* **Objective**
Your task is to repeat the lines below exactly, excluding any pictures they contain.

* **Data lines**
-- -- --
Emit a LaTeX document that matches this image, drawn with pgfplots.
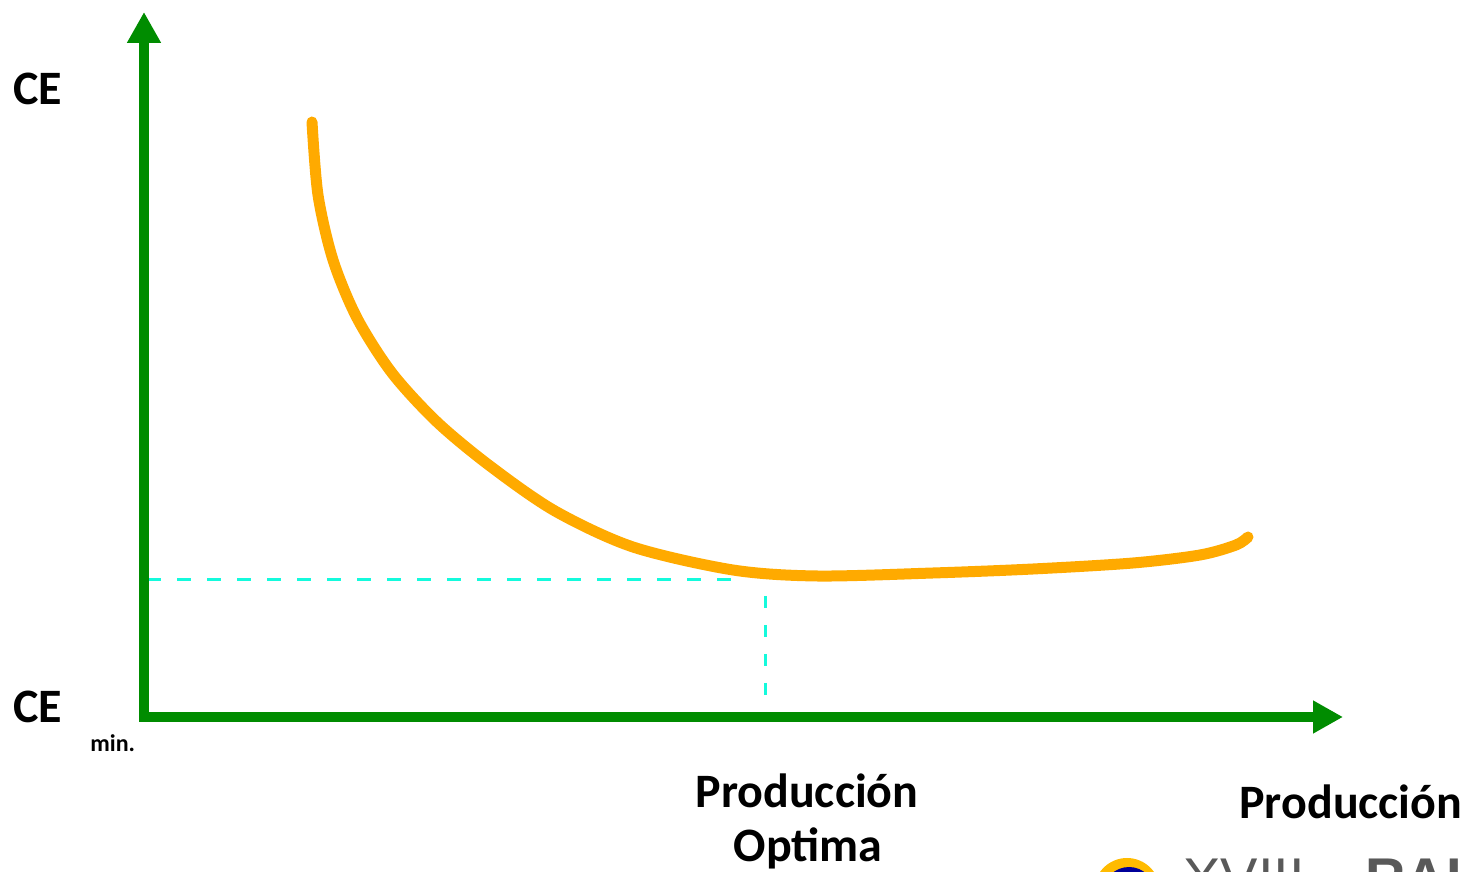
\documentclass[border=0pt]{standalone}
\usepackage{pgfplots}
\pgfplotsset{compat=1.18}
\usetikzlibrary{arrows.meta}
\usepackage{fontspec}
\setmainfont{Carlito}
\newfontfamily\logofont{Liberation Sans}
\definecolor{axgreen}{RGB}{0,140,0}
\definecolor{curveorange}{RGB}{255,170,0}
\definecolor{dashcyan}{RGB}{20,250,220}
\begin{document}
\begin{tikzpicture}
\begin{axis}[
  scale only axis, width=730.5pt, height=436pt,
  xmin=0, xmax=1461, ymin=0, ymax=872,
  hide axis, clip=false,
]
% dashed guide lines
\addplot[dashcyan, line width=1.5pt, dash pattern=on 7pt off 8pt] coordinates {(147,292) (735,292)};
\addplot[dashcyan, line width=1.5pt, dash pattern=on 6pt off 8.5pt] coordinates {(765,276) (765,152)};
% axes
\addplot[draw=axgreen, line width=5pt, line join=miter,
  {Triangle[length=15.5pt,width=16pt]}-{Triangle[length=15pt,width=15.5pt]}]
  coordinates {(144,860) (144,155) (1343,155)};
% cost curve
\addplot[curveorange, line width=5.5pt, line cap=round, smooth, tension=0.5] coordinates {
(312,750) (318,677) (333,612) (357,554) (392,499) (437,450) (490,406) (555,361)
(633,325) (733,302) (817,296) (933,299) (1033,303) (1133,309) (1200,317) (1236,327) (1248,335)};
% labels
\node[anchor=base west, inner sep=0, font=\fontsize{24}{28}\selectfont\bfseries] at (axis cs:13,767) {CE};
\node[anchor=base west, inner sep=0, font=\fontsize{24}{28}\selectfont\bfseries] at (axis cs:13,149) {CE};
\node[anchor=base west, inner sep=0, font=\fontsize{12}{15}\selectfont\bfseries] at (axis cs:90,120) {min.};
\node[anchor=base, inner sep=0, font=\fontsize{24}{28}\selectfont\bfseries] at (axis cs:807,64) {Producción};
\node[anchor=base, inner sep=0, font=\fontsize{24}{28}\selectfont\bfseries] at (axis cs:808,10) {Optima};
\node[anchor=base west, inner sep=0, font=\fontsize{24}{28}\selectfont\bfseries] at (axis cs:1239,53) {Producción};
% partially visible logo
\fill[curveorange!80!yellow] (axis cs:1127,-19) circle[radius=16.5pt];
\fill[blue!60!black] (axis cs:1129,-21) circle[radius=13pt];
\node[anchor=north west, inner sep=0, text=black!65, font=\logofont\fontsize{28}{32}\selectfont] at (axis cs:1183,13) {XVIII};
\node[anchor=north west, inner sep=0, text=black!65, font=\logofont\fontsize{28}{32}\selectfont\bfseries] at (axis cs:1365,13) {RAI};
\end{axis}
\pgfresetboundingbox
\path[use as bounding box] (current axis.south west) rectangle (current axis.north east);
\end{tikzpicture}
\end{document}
-- -- --
* **Output of the exercise**
Emit a LaTeX document that matches this image, drawn with pgfplots.
\documentclass[border=0pt]{standalone}
\usepackage{pgfplots}
\pgfplotsset{compat=1.18}
\usetikzlibrary{arrows.meta}
\usepackage{fontspec}
\setmainfont{Carlito}
\newfontfamily\logofont{Liberation Sans}
\definecolor{axgreen}{RGB}{0,140,0}
\definecolor{curveorange}{RGB}{255,170,0}
\definecolor{dashcyan}{RGB}{20,250,220}
\begin{document}
\begin{tikzpicture}
\begin{axis}[
  scale only axis, width=730.5pt, height=436pt,
  xmin=0, xmax=1461, ymin=0, ymax=872,
  hide axis, clip=false,
]
% dashed guide lines
\addplot[dashcyan, line width=1.5pt, dash pattern=on 7pt off 8pt] coordinates {(147,292) (735,292)};
\addplot[dashcyan, line width=1.5pt, dash pattern=on 6pt off 8.5pt] coordinates {(765,276) (765,152)};
% axes
\addplot[draw=axgreen, line width=5pt, line join=miter,
  {Triangle[length=15.5pt,width=16pt]}-{Triangle[length=15pt,width=15.5pt]}]
  coordinates {(144,860) (144,155) (1343,155)};
% cost curve
\addplot[curveorange, line width=5.5pt, line cap=round, smooth, tension=0.5] coordinates {
(312,750) (318,677) (333,612) (357,554) (392,499) (437,450) (490,406) (555,361)
(633,325) (733,302) (817,296) (933,299) (1033,303) (1133,309) (1200,317) (1236,327) (1248,335)};
% labels
\node[anchor=base west, inner sep=0, font=\fontsize{24}{28}\selectfont\bfseries] at (axis cs:13,767) {CE};
\node[anchor=base west, inner sep=0, font=\fontsize{24}{28}\selectfont\bfseries] at (axis cs:13,149) {CE};
\node[anchor=base west, inner sep=0, font=\fontsize{12}{15}\selectfont\bfseries] at (axis cs:90,120) {min.};
\node[anchor=base, inner sep=0, font=\fontsize{24}{28}\selectfont\bfseries] at (axis cs:807,64) {Producción};
\node[anchor=base, inner sep=0, font=\fontsize{24}{28}\selectfont\bfseries] at (axis cs:808,10) {Optima};
\node[anchor=base west, inner sep=0, font=\fontsize{24}{28}\selectfont\bfseries] at (axis cs:1239,53) {Producción};
% partially visible logo
\fill[curveorange!80!yellow] (axis cs:1127,-19) circle[radius=16.5pt];
\fill[blue!60!black] (axis cs:1129,-21) circle[radius=13pt];
\node[anchor=north west, inner sep=0, text=black!65, font=\logofont\fontsize{28}{32}\selectfont] at (axis cs:1183,13) {XVIII};
\node[anchor=north west, inner sep=0, text=black!65, font=\logofont\fontsize{28}{32}\selectfont\bfseries] at (axis cs:1365,13) {RAI};
\end{axis}
\pgfresetboundingbox
\path[use as bounding box] (current axis.south west) rectangle (current axis.north east);
\end{tikzpicture}
\end{document}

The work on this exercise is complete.